According to the report from the Bureau of Labor Statistics, the July jobs report was better than expected, with 1.763 million nonfarm payroll jobs added. Economists had expected an increase of 1.48 million. The unemployment rate fell to 10.2%, which was also a more positive outcome than expected. This helped Dow futures trade higher Friday morning. The 10-year Treasury note yield also avoided a record low and was trading up at 0.543%.
Private payrolls saw a markedly different month. The report from ADP showed that private payrolls grew by just 167,000 jobs in July. Economists were expecting around 1 million jobs created in the private sector. This abysmally low number offsets the June data, which was revised up to 4.3 million. When you break it down by company size, employers with 50-499 employees recorded a loss of 25,000 jobs. Large businesses increased by 129,000 jobs, while those with fewer than 50 employees saw an increase of 63,000.
OF NOTE:
- Labor Department reports 1.1 million Americans filed initial unemployment claims.
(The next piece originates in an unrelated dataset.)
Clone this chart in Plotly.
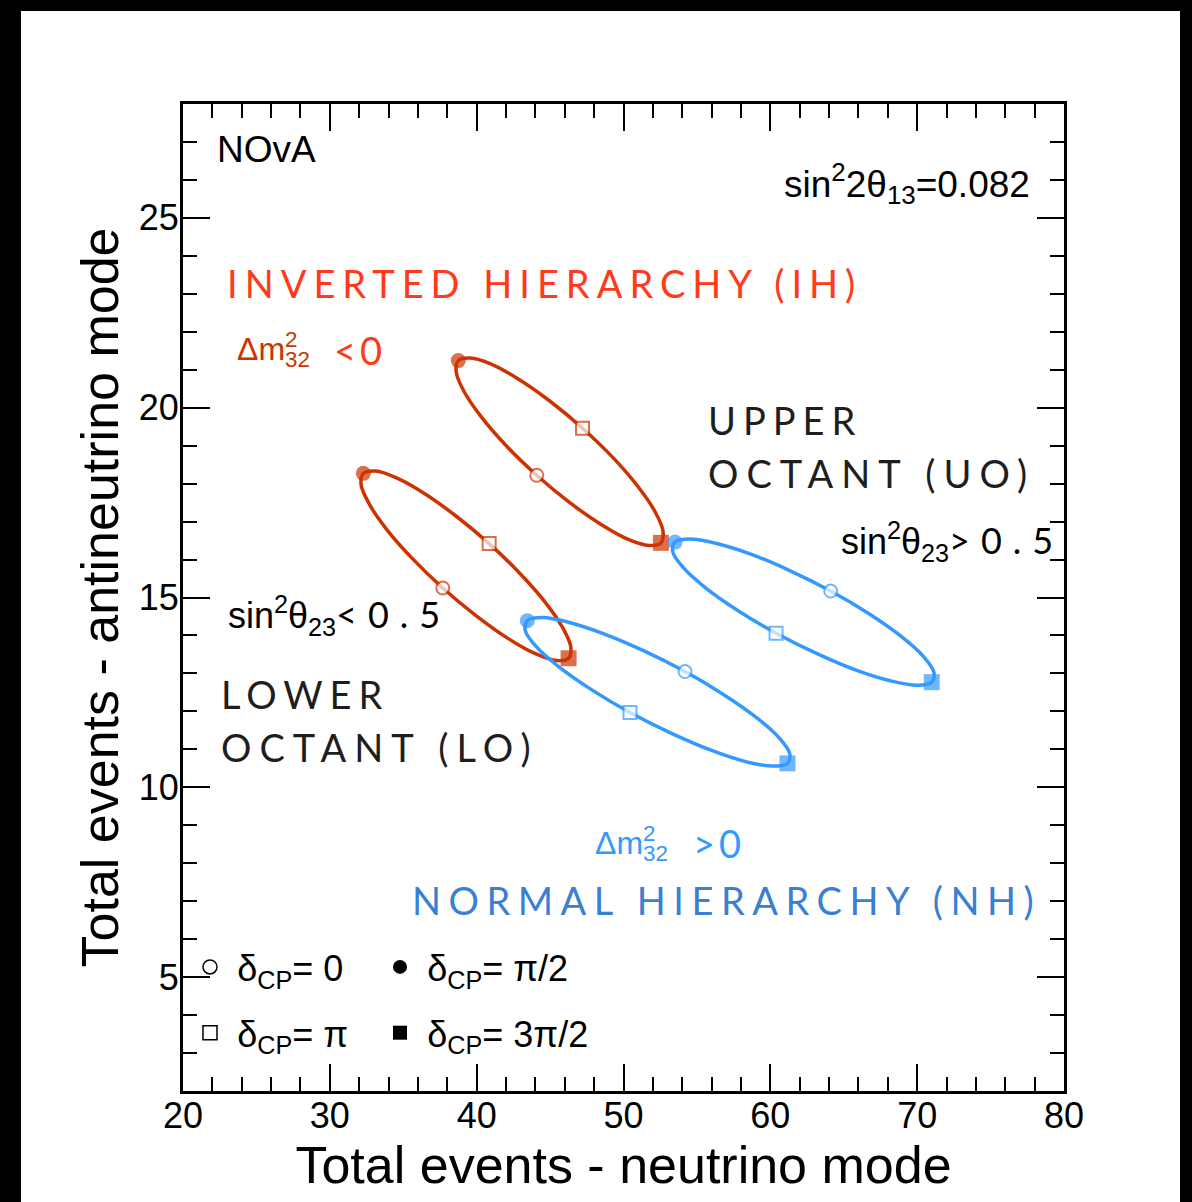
import plotly.graph_objects as go

SANS = "Liberation Sans, Arial, sans-serif"
WIDE = "Lato, sans-serif"

# Total selected events (neutrino mode, antineutrino mode) for each
# hierarchy / octant hypothesis, read round each closed curve as delta_CP
# runs once round in steps of pi/10.
# Entries 0, 5, 10 and 15 are delta_CP = 0, pi/2, pi and 3pi/2.
ih_uo_nu = [44.09, 42.03, 40.33, 39.15, 38.61, 38.75, 39.57, 40.99, 42.86, 45.00,
            47.21, 49.27, 50.97, 52.15, 52.69, 52.55, 51.73, 50.32, 48.45, 46.30, 44.09]
ih_uo_anu = [18.22, 18.99, 19.75, 20.42, 20.93, 21.24, 21.31, 21.15, 20.75, 20.17,
             19.46, 18.69, 17.93, 17.26, 16.75, 16.44, 16.37, 16.53, 16.93, 17.51, 18.22]

ih_lo_nu = [37.69, 35.61, 33.88, 32.69, 32.13, 32.28, 33.11, 34.54, 36.44, 38.61,
            40.85, 42.93, 44.66, 45.85, 46.41, 46.26, 45.43, 44.00, 42.10, 39.93, 37.69]
ih_lo_anu = [15.25, 16.03, 16.79, 17.46, 17.97, 18.27, 18.33, 18.15, 17.74, 17.14,
             16.42, 15.64, 14.88, 14.21, 13.70, 13.40, 13.34, 13.52, 13.93, 14.53, 15.25]

nh_uo_nu = [64.11, 61.32, 58.62, 56.27, 54.51, 53.51, 53.36, 54.09, 55.61, 57.78,
            60.39, 63.18, 65.88, 68.23, 69.99, 70.99, 71.14, 70.42, 68.89, 66.72, 64.11]
nh_uo_anu = [15.17, 15.71, 16.15, 16.43, 16.54, 16.46, 16.20, 15.78, 15.25, 14.66,
             14.06, 13.52, 13.08, 12.80, 12.69, 12.77, 13.03, 13.45, 13.98, 14.57, 15.17]

nh_lo_nu = [54.19, 51.36, 48.62, 46.25, 44.46, 43.45, 43.31, 44.04, 45.58, 47.79,
            50.44, 53.27, 56.00, 58.38, 60.16, 61.17, 61.32, 60.58, 59.04, 56.83, 54.19]
nh_lo_anu = [13.05, 13.60, 14.05, 14.35, 14.47, 14.39, 14.13, 13.71, 13.18, 12.58,
             11.97, 11.42, 10.97, 10.67, 10.56, 10.63, 10.89, 11.31, 11.84, 12.44, 13.05]

# positions of delta_CP = 0, pi/2, pi, 3pi/2 along every curve
cp_index = [0, 5, 10, 15]
cp_labels = ["δ<sub>CP</sub>= 0", "δ<sub>CP</sub>= π/2",
             "δ<sub>CP</sub>= π", "δ<sub>CP</sub>= 3π/2"]

x_ticks = [20, 30, 40, 50, 60, 70, 80]
y_ticks = [5, 10, 15, 20, 25]

RED = "#CC3300"
RED_TEXT = "#FF3A1A"
BLUE = "#3399FF"
BLUE_TEXT = "#3A80D2"
DARK = "#1E1E1E"

cp_symbol = ["circle", "circle", "square", "square"]
cp_filled = [False, True, False, True]
cp_size = [13, 15, 13, 16]

curves = [
    (ih_lo_nu, ih_lo_anu, RED),
    (ih_uo_nu, ih_uo_anu, RED),
    (nh_lo_nu, nh_lo_anu, BLUE),
    (nh_uo_nu, nh_uo_anu, BLUE),
]

fig = go.Figure()

for xs, ys, col in curves:
    fig.add_trace(go.Scatter(
        x=xs, y=ys, mode="lines",
        line=dict(color=col, width=3.5, shape="spline", smoothing=1.0),
        showlegend=False, hoverinfo="skip",
    ))

for xs, ys, col in curves:
    fig.add_trace(go.Scatter(
        x=[xs[i] for i in cp_index], y=[ys[i] for i in cp_index], mode="markers",
        marker=dict(
            symbol=cp_symbol, size=cp_size,
            color=[col if f else "white" for f in cp_filled],
            line=dict(color=col, width=[0 if f else 2 for f in cp_filled]),
        ),
        showlegend=False, hoverinfo="skip",
    ))

# key for the delta_CP markers: two columns, one legend each
for k, label in enumerate(cp_labels):
    fig.add_trace(go.Scatter(
        x=[None], y=[None], mode="markers", name="\u2009" + label,
        legend="legend" if k in (0, 2) else "legend2",
        legendgroup=str(k),
        marker=dict(symbol=cp_symbol[k], size=14,
                    color="black" if cp_filled[k] else "white",
                    line=dict(color="black", width=0 if cp_filled[k] else 1.5)),
    ))

W, H = 1192, 1202
ML, MR, MT, MB = 183, 128, 104, 111
PW, PH = W - ML - MR, H - MT - MB


def px_x(px):
    return (px - ML) / PW


def px_y(py):
    return (H - MB - py) / PH


def note(text, x, y, size, color="black", family=SANS, xanchor="left", yanchor="middle"):
    return dict(text=text, x=x, y=y, xref="x", yref="y", showarrow=False,
                xanchor=xanchor, yanchor=yanchor,
                font=dict(family=family, size=size, color=color))


def wide(text, spacing):
    return '<span style="letter-spacing:%spx">%s</span>' % (spacing, text)


# Delta m^2_32 with the superscript 2 stacked over the subscript 32
DM32 = 'Δm<sup><span style="letter-spacing:-12.5px">2</span></sup><sub>32</sub>'


def sin23(sign):
    return ('sin<sup>2</sup>θ<sub>23</sub>'
            '<span style="font-family:Lato;letter-spacing:11px">%s0.5</span>' % sign)


annotations = [
    note("NOvA", 22.18, 26.81, 37),
    note("sin<sup>2</sup>2θ<sub>13</sub>=0.082", 77.80, 25.90, 37, xanchor="right"),
    note(wide("INVERTED HIERARCHY (IH)", 7), 22.86, 23.29, 38, RED_TEXT, WIDE),
    note(DM32, 23.55, 21.48, 32, RED),
    note(wide("&lt;0", 4), 30.12, 21.53, 38, RED_TEXT, WIDE),
    note(wide("UPPER", 7), 55.60, 19.67, 38, DARK, WIDE),
    note(wide("OCTANT (UO)", 8), 55.60, 18.27, 38, DARK, WIDE),
    note(sin23("&gt;"), 64.70, 16.48, 36),
    note(sin23("&lt;"), 22.90, 14.53, 36),
    note(wide("LOWER", 7), 22.46, 12.47, 38, DARK, WIDE),
    note(wide("OCTANT (LO)", 8), 22.46, 11.07, 38, DARK, WIDE),
    note(DM32, 47.95, 8.46, 32, BLUE),
    note(wide("&gt;0", 4), 54.60, 8.52, 38, BLUE, WIDE),
    note(wide("NORMAL HIERARCHY (NH)", 7.5), 35.46, 7.02, 38, BLUE_TEXT, WIDE),
]

# black border strips round the page
shapes = [
    dict(type="rect", xref="paper", yref="paper", x0=px_x(0), x1=px_x(21),
         y0=px_y(H), y1=px_y(0), fillcolor="black", line=dict(width=0)),
    dict(type="rect", xref="paper", yref="paper", x0=px_x(1180), x1=px_x(W),
         y0=px_y(H), y1=px_y(0), fillcolor="black", line=dict(width=0)),
    dict(type="rect", xref="paper", yref="paper", x0=px_x(0), x1=px_x(W),
         y0=px_y(11), y1=px_y(0), fillcolor="black", line=dict(width=0)),
]

axis_common = dict(
    showline=True, linewidth=3, linecolor="black", mirror="ticks",
    ticks="inside", ticklen=27, tickwidth=2, tickcolor="black",
    showgrid=False, zeroline=False,
    tickfont=dict(family=SANS, size=36, color="black"),
)

legend_common = dict(xanchor="left", yanchor="top", bgcolor="rgba(0,0,0,0)",
                     tracegroupgap=16, font=dict(family=SANS, size=36, color="black"))

fig.update_layout(
    width=W, height=H,
    margin=dict(l=ML, r=MR, t=MT, b=MB),
    paper_bgcolor="white", plot_bgcolor="white",
    xaxis=dict(range=[20, 80], tickvals=x_ticks, ticktext=[str(v) for v in x_ticks],
               minor=dict(dtick=2, ticklen=14, tickwidth=1.5, ticks="inside", tickcolor="black"),
               title=dict(text="Total events - neutrino mode", standoff=7,
                          font=dict(family=SANS, size=52, color="black")),
               ticklabelstandoff=-9, **axis_common),
    yaxis=dict(range=[2, 28], tickvals=y_ticks, ticktext=[str(v) for v in y_ticks],
               minor=dict(dtick=1, ticklen=14, tickwidth=1.5, ticks="inside", tickcolor="black"),
               title=dict(text="Total events - antineutrino mode", standoff=4,
                          font=dict(family=SANS, size=52, color="black")),
               ticklabelstandoff=-6, **axis_common),
    legend=dict(x=px_x(190), y=px_y(937), **legend_common),
    legend2=dict(x=px_x(380), y=px_y(937), **legend_common),
    annotations=annotations,
    shapes=shapes,
    showlegend=True,
)

fig.write_html("out.html", config={"displayModeBar": False})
- That’s the 20th straight week of more than 1 million people filing claims.
- Additionally, 16.1 million people filed continuing claims, meaning they’ve claimed unemployment for at least two straight weeks.
- Unemployment coverage for self-employed, independent contractors expired on July 31.
- New York Federal Reserve analysts say household debt has declined by $ 34 billion in Q2 2020. That’s the first quarterly decline in six years.
- A separate study by the Philadelphia Fed shows that, nationally, 45.5% of respondents said they used their stimulus checks to pay off debt.